• **MATERIAL PROVIDED**
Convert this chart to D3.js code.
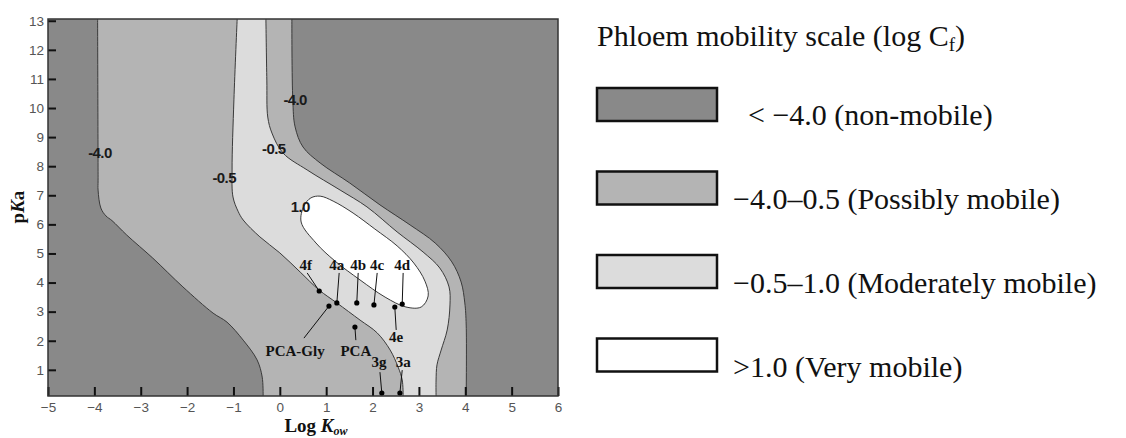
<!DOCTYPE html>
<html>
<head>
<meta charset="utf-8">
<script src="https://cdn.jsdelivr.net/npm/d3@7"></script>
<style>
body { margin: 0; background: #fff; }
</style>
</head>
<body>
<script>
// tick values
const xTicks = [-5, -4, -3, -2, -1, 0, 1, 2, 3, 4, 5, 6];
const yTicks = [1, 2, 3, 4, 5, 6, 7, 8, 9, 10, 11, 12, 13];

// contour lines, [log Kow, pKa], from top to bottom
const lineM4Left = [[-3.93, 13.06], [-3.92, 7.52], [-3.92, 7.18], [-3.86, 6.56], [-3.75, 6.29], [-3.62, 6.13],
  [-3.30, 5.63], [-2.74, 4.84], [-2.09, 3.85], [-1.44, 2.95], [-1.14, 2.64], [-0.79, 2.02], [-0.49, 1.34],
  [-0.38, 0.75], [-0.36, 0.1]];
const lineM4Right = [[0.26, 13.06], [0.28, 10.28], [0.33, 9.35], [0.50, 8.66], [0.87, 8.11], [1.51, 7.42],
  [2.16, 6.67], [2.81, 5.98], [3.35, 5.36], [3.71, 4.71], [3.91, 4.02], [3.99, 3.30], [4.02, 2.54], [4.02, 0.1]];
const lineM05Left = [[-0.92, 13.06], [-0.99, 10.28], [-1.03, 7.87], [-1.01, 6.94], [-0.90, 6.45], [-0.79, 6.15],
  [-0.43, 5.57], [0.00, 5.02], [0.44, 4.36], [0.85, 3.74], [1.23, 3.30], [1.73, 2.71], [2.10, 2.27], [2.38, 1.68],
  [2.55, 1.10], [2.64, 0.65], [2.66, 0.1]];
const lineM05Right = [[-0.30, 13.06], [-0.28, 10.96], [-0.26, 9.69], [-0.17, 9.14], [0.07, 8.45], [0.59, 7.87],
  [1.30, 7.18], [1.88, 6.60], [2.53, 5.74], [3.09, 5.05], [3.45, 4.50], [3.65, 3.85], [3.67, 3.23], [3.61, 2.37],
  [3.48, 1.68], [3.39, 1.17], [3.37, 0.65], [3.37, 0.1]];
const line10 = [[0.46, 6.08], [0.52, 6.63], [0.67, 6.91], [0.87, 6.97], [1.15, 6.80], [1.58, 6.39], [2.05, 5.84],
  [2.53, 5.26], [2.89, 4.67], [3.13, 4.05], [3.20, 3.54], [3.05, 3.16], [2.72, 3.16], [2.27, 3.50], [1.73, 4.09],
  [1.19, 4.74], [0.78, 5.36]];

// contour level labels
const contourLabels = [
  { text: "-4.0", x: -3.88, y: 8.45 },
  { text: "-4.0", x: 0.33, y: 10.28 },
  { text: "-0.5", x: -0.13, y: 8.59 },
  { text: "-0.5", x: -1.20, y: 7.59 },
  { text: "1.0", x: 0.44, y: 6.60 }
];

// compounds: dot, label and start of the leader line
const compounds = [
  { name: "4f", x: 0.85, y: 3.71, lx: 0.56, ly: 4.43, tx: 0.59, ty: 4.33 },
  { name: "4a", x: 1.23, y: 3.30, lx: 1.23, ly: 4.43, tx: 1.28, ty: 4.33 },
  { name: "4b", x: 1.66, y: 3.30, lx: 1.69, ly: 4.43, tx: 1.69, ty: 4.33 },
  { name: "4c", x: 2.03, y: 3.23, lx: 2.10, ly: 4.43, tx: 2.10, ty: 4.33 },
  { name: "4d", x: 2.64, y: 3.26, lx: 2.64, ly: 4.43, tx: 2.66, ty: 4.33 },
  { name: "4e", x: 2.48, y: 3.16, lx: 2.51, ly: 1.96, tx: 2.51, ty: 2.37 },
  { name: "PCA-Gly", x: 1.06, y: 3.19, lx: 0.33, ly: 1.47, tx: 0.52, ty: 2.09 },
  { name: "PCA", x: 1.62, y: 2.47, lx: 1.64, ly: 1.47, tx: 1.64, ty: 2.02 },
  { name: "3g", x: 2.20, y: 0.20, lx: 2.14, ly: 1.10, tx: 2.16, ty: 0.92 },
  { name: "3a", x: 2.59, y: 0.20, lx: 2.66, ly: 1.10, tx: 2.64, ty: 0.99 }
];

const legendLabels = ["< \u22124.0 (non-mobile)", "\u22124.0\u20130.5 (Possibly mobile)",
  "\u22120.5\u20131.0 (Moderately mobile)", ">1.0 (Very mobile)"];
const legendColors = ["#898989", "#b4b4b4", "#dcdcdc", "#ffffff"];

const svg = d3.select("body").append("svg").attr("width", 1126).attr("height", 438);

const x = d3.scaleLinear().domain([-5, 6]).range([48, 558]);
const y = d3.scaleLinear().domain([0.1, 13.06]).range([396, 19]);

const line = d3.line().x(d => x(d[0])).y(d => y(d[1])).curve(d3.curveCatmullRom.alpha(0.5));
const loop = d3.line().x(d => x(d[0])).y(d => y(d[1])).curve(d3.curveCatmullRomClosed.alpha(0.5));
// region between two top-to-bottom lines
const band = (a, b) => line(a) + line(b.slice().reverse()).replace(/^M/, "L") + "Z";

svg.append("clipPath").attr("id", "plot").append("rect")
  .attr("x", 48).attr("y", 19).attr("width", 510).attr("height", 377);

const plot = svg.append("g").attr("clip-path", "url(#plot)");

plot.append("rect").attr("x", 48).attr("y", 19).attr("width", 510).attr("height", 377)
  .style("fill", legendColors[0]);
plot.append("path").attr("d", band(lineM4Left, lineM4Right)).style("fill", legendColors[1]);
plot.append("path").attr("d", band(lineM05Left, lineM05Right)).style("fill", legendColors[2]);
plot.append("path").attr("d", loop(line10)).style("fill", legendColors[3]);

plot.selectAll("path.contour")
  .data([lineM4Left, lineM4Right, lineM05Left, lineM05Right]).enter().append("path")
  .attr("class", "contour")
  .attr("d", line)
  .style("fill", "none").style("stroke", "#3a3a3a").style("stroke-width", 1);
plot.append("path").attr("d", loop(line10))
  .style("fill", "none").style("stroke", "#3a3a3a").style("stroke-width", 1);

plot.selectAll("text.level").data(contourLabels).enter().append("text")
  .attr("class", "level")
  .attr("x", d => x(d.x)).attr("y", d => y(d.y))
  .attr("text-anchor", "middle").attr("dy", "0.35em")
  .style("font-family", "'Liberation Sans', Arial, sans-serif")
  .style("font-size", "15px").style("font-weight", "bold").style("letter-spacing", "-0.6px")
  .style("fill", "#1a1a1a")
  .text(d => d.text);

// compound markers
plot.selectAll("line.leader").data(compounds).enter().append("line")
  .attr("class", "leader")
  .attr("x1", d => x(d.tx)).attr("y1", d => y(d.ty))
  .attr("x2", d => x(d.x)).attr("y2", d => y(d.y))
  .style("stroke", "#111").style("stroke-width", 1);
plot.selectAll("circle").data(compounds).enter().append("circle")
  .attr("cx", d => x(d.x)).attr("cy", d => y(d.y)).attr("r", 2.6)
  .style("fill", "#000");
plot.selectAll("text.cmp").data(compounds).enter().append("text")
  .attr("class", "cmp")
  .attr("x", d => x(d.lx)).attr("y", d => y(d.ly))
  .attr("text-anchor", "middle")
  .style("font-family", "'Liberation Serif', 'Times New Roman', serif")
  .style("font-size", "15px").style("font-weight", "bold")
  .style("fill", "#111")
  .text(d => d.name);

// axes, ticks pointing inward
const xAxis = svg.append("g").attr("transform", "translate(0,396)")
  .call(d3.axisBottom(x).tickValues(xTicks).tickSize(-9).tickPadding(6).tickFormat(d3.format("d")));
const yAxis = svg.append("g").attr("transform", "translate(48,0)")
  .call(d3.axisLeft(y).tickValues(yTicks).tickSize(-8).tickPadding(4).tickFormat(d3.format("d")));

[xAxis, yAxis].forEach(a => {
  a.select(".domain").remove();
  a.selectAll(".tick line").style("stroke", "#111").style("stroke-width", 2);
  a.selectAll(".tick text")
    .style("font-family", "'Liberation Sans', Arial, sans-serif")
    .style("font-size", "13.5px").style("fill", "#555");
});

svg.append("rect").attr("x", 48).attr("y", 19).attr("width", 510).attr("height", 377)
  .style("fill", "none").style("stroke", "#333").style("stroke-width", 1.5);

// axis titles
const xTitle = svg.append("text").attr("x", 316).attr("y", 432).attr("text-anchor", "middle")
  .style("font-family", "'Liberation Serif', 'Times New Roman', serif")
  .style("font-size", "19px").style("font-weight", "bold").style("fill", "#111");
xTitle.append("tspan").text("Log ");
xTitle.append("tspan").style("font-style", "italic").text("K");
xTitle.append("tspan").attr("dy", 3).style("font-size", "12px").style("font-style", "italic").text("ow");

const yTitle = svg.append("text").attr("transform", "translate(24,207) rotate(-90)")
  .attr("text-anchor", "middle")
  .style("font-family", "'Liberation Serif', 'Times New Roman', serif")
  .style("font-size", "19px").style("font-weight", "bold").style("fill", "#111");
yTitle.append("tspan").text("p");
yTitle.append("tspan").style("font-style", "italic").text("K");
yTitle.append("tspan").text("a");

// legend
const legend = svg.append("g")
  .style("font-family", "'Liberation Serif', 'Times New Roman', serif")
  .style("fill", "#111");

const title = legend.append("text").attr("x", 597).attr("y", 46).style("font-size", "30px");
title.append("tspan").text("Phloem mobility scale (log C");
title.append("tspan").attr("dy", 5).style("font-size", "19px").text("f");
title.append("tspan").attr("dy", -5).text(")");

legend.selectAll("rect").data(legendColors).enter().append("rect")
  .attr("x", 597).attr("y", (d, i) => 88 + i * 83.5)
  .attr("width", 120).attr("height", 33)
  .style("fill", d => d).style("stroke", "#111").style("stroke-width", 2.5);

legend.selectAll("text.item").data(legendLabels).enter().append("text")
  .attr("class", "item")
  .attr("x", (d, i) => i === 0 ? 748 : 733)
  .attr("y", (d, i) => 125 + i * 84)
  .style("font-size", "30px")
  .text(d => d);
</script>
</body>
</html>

• **OBJECTIVE**
Starting at the top of the listing above, please restate word for word each line up to and including the one that holds "11, 12, 13];", omitting every image.

• **WRITTEN SOLUTION**
Convert this chart to D3.js code.
<!DOCTYPE html>
<html>
<head>
<meta charset="utf-8">
<script src="https://cdn.jsdelivr.net/npm/d3@7"></script>
<style>
body { margin: 0; background: #fff; }
</style>
</head>
<body>
<script>
// tick values
const xTicks = [-5, -4, -3, -2, -1, 0, 1, 2, 3, 4, 5, 6];
const yTicks = [1, 2, 3, 4, 5, 6, 7, 8, 9, 10, 11, 12, 13];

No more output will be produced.